◆ **SHORT PROBLEM**:
Retype exactly the lines that start at the line with "Convert this diagram to TikZ code." and end at the final line, both included, and leave out every picture.

◆ **GIVEN RECORDS**:
=======

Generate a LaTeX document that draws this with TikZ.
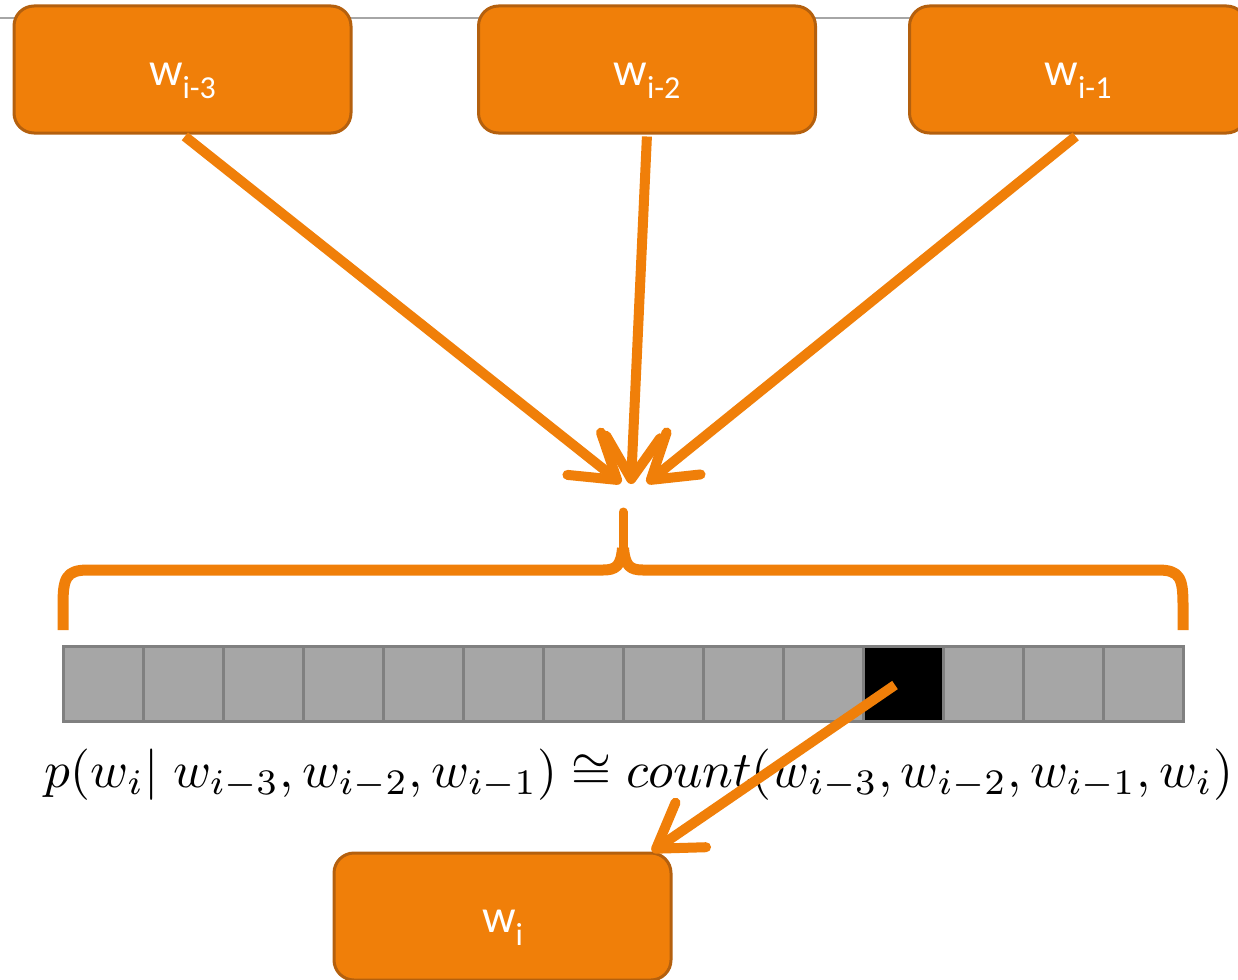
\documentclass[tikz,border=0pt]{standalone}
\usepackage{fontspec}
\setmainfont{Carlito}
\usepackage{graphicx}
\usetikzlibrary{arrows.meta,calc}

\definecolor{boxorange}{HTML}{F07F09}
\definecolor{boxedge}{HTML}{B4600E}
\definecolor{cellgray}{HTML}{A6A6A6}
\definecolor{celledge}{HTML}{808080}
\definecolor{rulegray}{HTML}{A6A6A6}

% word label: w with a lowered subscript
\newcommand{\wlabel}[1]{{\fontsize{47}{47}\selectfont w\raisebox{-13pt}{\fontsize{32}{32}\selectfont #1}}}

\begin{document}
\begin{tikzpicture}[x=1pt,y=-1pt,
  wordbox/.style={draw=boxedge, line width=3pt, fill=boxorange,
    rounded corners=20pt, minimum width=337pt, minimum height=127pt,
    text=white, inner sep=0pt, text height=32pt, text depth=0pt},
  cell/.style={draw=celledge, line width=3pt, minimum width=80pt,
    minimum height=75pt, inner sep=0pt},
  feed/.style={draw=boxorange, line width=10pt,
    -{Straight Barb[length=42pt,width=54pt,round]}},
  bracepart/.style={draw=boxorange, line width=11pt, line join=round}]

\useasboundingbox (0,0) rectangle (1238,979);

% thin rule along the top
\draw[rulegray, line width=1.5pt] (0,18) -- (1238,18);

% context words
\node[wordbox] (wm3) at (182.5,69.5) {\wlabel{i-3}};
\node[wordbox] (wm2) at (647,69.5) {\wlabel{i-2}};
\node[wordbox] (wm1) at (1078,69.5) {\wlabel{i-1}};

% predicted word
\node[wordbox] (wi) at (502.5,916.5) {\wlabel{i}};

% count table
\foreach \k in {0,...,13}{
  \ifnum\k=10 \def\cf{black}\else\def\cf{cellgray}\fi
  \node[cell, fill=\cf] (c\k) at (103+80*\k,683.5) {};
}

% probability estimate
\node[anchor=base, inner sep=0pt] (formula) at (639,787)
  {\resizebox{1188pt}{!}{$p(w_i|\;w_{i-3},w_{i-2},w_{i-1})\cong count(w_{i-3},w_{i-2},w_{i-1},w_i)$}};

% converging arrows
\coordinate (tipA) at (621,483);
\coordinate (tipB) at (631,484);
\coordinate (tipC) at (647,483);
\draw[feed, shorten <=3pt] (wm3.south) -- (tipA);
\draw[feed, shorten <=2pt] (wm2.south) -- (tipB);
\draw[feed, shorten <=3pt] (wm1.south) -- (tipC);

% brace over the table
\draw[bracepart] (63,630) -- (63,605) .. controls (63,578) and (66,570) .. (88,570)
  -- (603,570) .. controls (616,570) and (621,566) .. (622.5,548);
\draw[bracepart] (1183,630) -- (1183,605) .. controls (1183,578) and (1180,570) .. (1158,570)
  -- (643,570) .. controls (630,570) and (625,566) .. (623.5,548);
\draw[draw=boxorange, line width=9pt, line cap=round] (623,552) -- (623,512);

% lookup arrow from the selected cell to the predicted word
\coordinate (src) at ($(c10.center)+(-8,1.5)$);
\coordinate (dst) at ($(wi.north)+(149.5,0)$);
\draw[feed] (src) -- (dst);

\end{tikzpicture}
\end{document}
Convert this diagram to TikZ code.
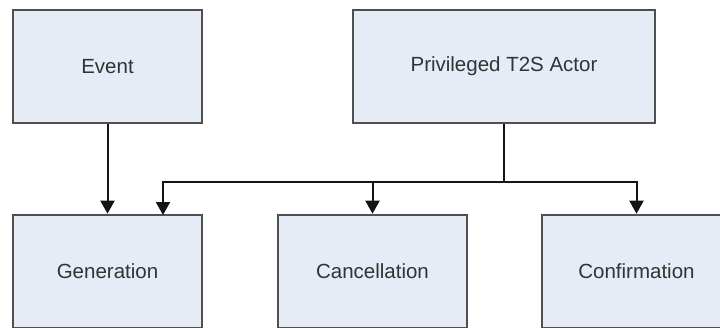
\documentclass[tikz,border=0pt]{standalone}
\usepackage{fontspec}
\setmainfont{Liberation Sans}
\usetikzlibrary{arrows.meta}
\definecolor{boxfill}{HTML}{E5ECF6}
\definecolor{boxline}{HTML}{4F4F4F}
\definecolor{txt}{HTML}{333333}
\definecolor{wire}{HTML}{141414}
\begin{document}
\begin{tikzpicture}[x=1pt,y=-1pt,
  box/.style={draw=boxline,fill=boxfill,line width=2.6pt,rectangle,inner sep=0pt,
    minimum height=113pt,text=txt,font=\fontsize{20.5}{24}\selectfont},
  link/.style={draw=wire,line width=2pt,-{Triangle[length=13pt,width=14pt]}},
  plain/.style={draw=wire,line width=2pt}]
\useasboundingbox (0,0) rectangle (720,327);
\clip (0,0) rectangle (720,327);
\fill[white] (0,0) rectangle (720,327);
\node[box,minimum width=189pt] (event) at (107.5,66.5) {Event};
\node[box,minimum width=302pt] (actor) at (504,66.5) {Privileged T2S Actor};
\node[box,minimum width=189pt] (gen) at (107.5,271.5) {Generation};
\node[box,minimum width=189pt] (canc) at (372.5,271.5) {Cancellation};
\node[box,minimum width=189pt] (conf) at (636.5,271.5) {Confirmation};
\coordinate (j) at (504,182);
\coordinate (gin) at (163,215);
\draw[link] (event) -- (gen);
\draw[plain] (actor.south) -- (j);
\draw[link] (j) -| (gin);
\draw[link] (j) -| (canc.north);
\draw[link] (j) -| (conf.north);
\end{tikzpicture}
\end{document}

=======

◆ **SOLUTION TO THIS EXERCISE**:
Convert this diagram to TikZ code.
\documentclass[tikz,border=0pt]{standalone}
\usepackage{fontspec}
\setmainfont{Liberation Sans}
\usetikzlibrary{arrows.meta}
\definecolor{boxfill}{HTML}{E5ECF6}
\definecolor{boxline}{HTML}{4F4F4F}
\definecolor{txt}{HTML}{333333}
\definecolor{wire}{HTML}{141414}
\begin{document}
\begin{tikzpicture}[x=1pt,y=-1pt,
  box/.style={draw=boxline,fill=boxfill,line width=2.6pt,rectangle,inner sep=0pt,
    minimum height=113pt,text=txt,font=\fontsize{20.5}{24}\selectfont},
  link/.style={draw=wire,line width=2pt,-{Triangle[length=13pt,width=14pt]}},
  plain/.style={draw=wire,line width=2pt}]
\useasboundingbox (0,0) rectangle (720,327);
\clip (0,0) rectangle (720,327);
\fill[white] (0,0) rectangle (720,327);
\node[box,minimum width=189pt] (event) at (107.5,66.5) {Event};
\node[box,minimum width=302pt] (actor) at (504,66.5) {Privileged T2S Actor};
\node[box,minimum width=189pt] (gen) at (107.5,271.5) {Generation};
\node[box,minimum width=189pt] (canc) at (372.5,271.5) {Cancellation};
\node[box,minimum width=189pt] (conf) at (636.5,271.5) {Confirmation};
\coordinate (j) at (504,182);
\coordinate (gin) at (163,215);
\draw[link] (event) -- (gen);
\draw[plain] (actor.south) -- (j);
\draw[link] (j) -| (gin);
\draw[link] (j) -| (canc.north);
\draw[link] (j) -| (conf.north);
\end{tikzpicture}
\end{document}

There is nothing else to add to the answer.